> _WHAT TO DO_:
From the entries below, copy every line that holds the word "chart".

> _PROVIDED DATA_:
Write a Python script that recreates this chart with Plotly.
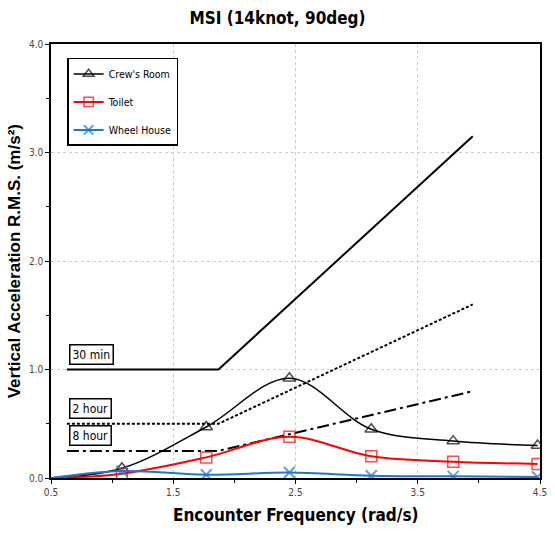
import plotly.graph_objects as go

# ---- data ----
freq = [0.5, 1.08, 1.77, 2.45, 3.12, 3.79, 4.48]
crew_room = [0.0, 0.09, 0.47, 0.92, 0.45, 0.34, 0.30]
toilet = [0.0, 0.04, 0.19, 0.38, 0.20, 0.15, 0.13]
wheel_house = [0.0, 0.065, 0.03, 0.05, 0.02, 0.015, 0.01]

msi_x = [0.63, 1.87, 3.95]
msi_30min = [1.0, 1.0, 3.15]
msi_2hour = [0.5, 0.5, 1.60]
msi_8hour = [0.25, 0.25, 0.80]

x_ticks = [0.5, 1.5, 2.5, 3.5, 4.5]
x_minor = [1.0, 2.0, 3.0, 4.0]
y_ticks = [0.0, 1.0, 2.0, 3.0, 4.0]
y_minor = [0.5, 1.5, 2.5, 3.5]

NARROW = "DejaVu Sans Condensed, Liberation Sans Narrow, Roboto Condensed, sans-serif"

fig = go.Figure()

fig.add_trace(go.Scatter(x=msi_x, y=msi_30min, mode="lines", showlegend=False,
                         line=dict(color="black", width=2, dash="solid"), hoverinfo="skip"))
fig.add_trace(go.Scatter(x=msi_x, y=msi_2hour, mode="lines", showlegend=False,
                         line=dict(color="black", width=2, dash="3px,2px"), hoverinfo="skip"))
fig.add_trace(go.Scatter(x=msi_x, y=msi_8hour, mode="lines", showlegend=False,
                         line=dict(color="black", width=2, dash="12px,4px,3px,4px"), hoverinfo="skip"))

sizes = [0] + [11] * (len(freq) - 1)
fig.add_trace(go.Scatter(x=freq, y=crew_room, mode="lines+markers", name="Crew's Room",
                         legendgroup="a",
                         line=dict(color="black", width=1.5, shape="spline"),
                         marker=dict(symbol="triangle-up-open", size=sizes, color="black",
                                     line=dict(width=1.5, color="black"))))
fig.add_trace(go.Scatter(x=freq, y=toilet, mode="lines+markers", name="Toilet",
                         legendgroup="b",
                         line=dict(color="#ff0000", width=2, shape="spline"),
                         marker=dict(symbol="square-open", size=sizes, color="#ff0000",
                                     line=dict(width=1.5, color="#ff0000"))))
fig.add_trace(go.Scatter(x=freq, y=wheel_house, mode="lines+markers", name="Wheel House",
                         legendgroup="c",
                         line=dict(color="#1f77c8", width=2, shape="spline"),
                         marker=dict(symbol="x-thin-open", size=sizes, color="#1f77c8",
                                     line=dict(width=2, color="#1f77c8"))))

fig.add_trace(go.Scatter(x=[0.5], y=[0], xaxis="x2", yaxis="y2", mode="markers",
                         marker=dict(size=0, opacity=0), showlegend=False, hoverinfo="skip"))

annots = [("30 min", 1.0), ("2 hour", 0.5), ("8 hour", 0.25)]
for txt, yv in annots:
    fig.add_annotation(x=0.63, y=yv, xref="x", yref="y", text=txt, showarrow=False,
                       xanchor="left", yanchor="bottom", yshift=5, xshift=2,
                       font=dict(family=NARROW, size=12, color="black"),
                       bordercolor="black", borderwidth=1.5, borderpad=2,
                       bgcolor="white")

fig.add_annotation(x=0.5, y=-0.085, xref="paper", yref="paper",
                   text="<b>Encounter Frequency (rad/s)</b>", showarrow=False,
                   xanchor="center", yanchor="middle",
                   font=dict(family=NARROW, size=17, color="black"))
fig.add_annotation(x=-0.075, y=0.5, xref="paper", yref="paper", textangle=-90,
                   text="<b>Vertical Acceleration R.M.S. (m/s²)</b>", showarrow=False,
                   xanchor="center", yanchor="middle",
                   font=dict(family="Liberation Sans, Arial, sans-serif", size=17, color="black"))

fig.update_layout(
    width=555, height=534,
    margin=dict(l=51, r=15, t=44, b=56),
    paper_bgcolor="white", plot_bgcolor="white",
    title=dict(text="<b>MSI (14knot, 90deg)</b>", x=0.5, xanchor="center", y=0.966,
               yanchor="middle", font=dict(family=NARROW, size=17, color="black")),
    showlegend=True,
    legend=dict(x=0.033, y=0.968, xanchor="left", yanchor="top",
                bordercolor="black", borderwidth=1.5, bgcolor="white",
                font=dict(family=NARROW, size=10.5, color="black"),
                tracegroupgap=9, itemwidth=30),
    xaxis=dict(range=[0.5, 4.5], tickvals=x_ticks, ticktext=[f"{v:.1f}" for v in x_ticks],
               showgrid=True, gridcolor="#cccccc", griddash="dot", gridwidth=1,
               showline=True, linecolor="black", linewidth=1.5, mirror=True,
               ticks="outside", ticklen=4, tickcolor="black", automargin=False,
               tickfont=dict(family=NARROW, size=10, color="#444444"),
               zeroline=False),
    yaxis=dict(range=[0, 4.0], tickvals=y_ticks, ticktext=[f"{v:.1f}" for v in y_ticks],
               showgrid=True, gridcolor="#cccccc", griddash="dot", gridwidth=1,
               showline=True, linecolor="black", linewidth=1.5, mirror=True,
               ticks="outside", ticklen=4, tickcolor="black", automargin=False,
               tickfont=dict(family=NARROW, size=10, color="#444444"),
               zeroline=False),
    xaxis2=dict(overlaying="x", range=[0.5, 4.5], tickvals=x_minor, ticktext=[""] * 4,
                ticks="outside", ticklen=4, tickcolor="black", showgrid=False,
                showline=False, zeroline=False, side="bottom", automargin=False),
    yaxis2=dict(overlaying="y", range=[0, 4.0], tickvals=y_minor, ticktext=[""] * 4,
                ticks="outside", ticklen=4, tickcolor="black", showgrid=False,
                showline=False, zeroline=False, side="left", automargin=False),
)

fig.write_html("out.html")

---

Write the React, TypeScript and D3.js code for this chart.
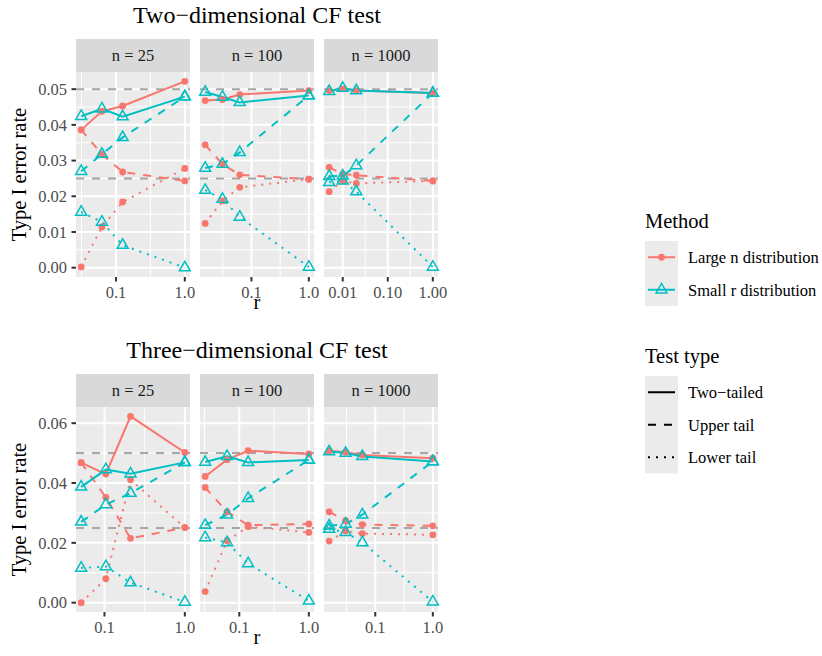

> _RESPONSE TO THE TASK_:
Write a Python script that recreates this chart with Plotly.
Write the React, TypeScript and D3.js code for this chart.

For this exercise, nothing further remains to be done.